Volume 6, Number 4 — April 2008

April 1st, 2008

In our cover story, Familiar music, Cate Garrison tells of a friend who discovered late in life that she was Jewish and had two brothers. In Quixotic chocoatl, Leslie Russell uses our page 2 feature spot to wax eloquent on New World ambrosia. After a horrible school shooting in the U.S., Dan Peterson tells why such things don’t happen in Italy in School violence.

In Love, possibly, Claire McLaughlin confesses that at sixty-four she has finally begun to understand what love is. Karla Powell remembers a spring love affair in April is the cruellest month. Ed Goldberg asks if zombie movies are A metaphor for life. In The spice of life, Gillian Wilce is thankful for the internationalism of London. Toby Tompkins examines declining and expanding birthrates in ZPG. Stephen Starbuck, a new father, salutes his daughter in Cogitus interruptus, or, her first pun.
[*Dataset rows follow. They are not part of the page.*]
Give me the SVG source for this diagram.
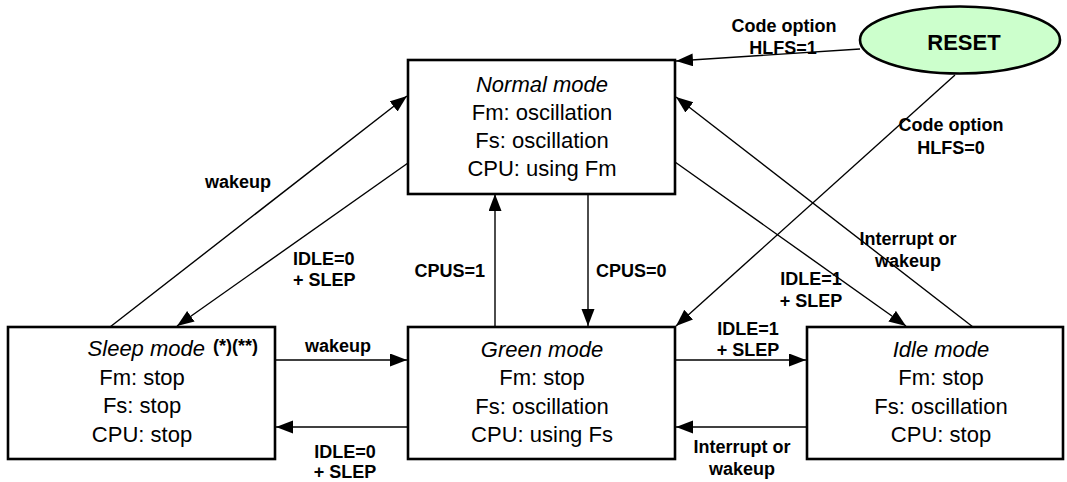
<svg xmlns="http://www.w3.org/2000/svg" width="1067" height="482" viewBox="0 0 1067 482">
<style>
  .box { fill: #ffffff; stroke: #000000; stroke-width: 2.6; }
  .title { font-family: "Liberation Sans", Arial, sans-serif; font-size: 22px; font-style: italic; text-anchor: middle; fill: #000; }
  .body { font-family: "Liberation Sans", Arial, sans-serif; font-size: 22px; text-anchor: middle; fill: #000; }
  .lbl { font-family: "Liberation Sans", Arial, sans-serif; font-size: 18px; font-weight: bold; fill: #000; }
  .mid { text-anchor: middle; }
  .conn { stroke: #000; stroke-width: 1.4; fill: none; marker-end: url(#arr); }
</style>
<defs>
  <marker id="arr" markerUnits="userSpaceOnUse" markerWidth="18" markerHeight="14" refX="17" refY="6.5" orient="auto">
    <path d="M0,0 L17,6.5 L0,13 z" fill="#000"/>
  </marker>
</defs>
<rect width="1067" height="482" fill="#ffffff"/>

<g id="connectors">
  <line class="conn" x1="860" y1="49" x2="676" y2="61"/>
  <line class="conn" x1="955" y1="75" x2="676" y2="326"/>
  <line class="conn" x1="973" y1="327" x2="676" y2="97"/>
  <line class="conn" x1="675" y1="162" x2="906" y2="326"/>
  <line class="conn" x1="588" y1="194" x2="588" y2="326"/>
  <line class="conn" x1="495" y1="327" x2="495" y2="194"/>
  <line class="conn" x1="110" y1="327" x2="407" y2="96"/>
  <line class="conn" x1="408" y1="163" x2="177" y2="326"/>
  <line class="conn" x1="275" y1="360" x2="407" y2="360"/>
  <line class="conn" x1="408" y1="427" x2="276" y2="427"/>
  <line class="conn" x1="675" y1="360" x2="806" y2="360"/>
  <line class="conn" x1="807" y1="427" x2="676" y2="427"/>
</g>

<g id="labels">
  <text class="lbl mid" x="784" y="32">Code option</text>
  <text class="lbl mid" x="783" y="54">HLFS=1</text>
  <text class="lbl mid" x="951" y="131">Code option</text>
  <text class="lbl mid" x="951" y="154">HLFS=0</text>
  <text class="lbl mid" x="238" y="188">wakeup</text>
  <text class="lbl" x="293" y="265">IDLE=0</text>
  <text class="lbl" x="293" y="286">+ SLEP</text>
  <text class="lbl" x="485" y="277" text-anchor="end">CPUS=1</text>
  <text class="lbl" x="596" y="277">CPUS=0</text>
  <text class="lbl mid" x="908" y="245">Interrupt or</text>
  <text class="lbl mid" x="908" y="267">wakeup</text>
  <text class="lbl mid" x="811" y="285">IDLE=1</text>
  <text class="lbl mid" x="811" y="307">+ SLEP</text>
  <text class="lbl mid" x="338" y="352">wakeup</text>
  <text class="lbl mid" x="345" y="458">IDLE=0</text>
  <text class="lbl mid" x="345" y="478">+ SLEP</text>
  <text class="lbl mid" x="748" y="335">IDLE=1</text>
  <text class="lbl mid" x="748" y="356">+ SLEP</text>
  <text class="lbl mid" x="742" y="453">Interrupt or</text>
  <text class="lbl mid" x="742" y="475">wakeup</text>
</g>

<g id="reset">
  <ellipse cx="960" cy="40" rx="100" ry="33.5" fill="#ccffcc" stroke="#000" stroke-width="2.6"/>
  <text x="964" y="50" font-family="Liberation Sans, Arial, sans-serif" font-size="22" font-weight="bold" text-anchor="middle">RESET</text>
</g>

<g id="normal">
  <rect class="box" x="408" y="60" width="267" height="134"/>
  <text class="title" x="542" y="92">Normal mode</text>
  <text class="body" x="542" y="120">Fm: oscillation</text>
  <text class="body" x="542" y="148">Fs: oscillation</text>
  <text class="body" x="542" y="176">CPU: using Fm</text>
</g>

<g id="sleep">
  <rect class="box" x="8" y="327" width="267" height="132"/>
  <text class="title" x="205" y="356" style="text-anchor:end">Sleep mode</text>
  <text x="213" y="352" font-family="Liberation Sans, Arial, sans-serif" font-size="18" font-weight="bold">(*)(**)</text>
  <text class="body" x="142" y="385">Fm: stop</text>
  <text class="body" x="142" y="413">Fs: stop</text>
  <text class="body" x="142" y="442">CPU: stop</text>
</g>

<g id="green">
  <rect class="box" x="408" y="327" width="267" height="132"/>
  <text class="title" x="542" y="357">Green mode</text>
  <text class="body" x="542" y="385">Fm: stop</text>
  <text class="body" x="542" y="414">Fs: oscillation</text>
  <text class="body" x="542" y="442">CPU: using Fs</text>
</g>

<g id="idle">
  <rect class="box" x="807" y="327" width="256" height="132"/>
  <text class="title" x="941" y="357">Idle mode</text>
  <text class="body" x="941" y="385">Fm: stop</text>
  <text class="body" x="941" y="414">Fs: oscillation</text>
  <text class="body" x="941" y="442">CPU: stop</text>
</g>
</svg>
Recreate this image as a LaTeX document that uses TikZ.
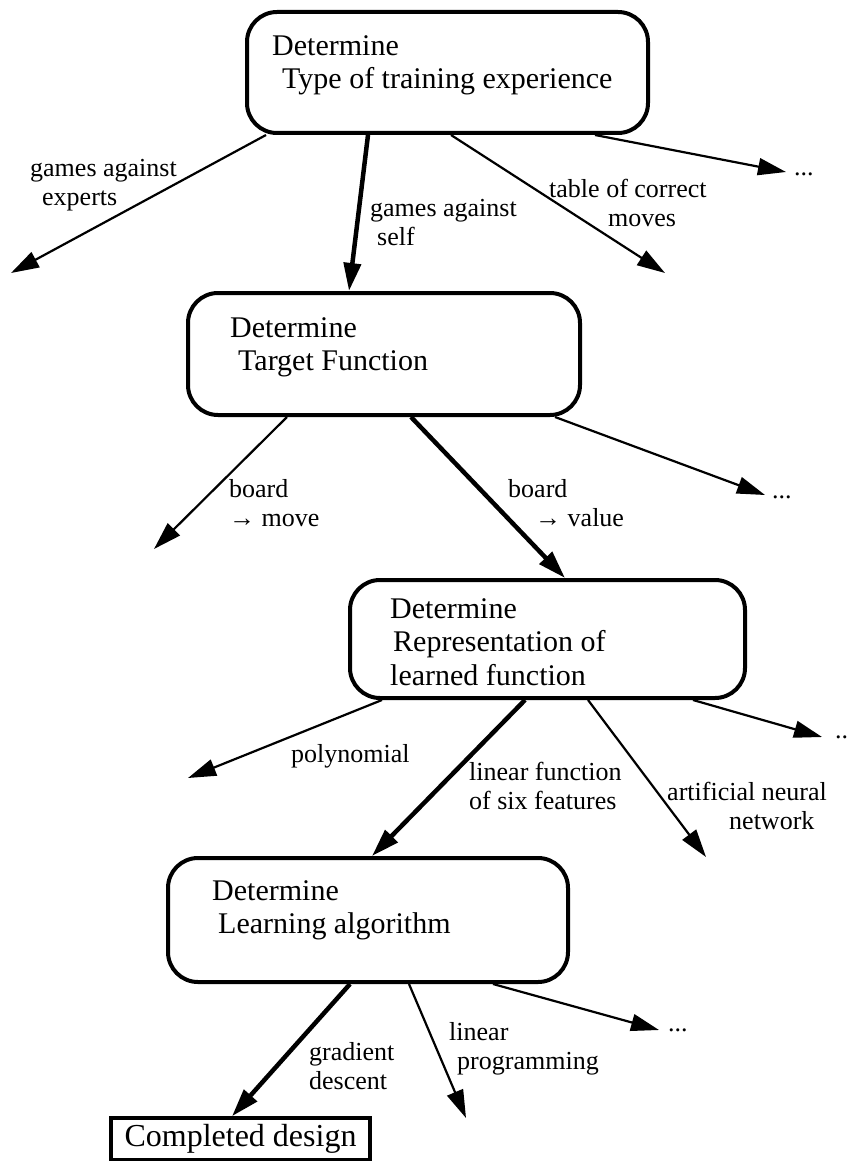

David Maclaine is glad snippets of the classics survive in contemporary culture in Gone but not forgotten. Rebecca Owen curses her garden and an annoying plant in Vinca victrix. In Senseless moves, Dean Suess maintains that relocation of prisoners is part of their punishment. Rosemary McLeish, from Glasgow, laments the despoliation of the Scottish countryside in Glen Fruin. Bud Gardner (Remodeling springtime) relates how a lovely season can still be satisfying as one gets older. Actor William Bogert remembers as theater director from hell in One for the seesaw. Rod Ferrandino admits in Minutiae that the larger issues of life seldom occupy his thoughts. In our Honorary Black Lambs column we salute English novelist Charlotte Brontë on her 192nd birthday. Bridge columnist Trixie Barkis tells how experts can generally say that their play is Not just a guess. Our consumer column Wretched Excess offers a do-it-yourselfer’s godsend: Liquid Hammer™. Advice columnist Millicent Marshall advocates the abolition of cell phone use in automobiles in There oughta be a law. And Avram Kahn proffers another challenging Black Lamb Word Puzzle.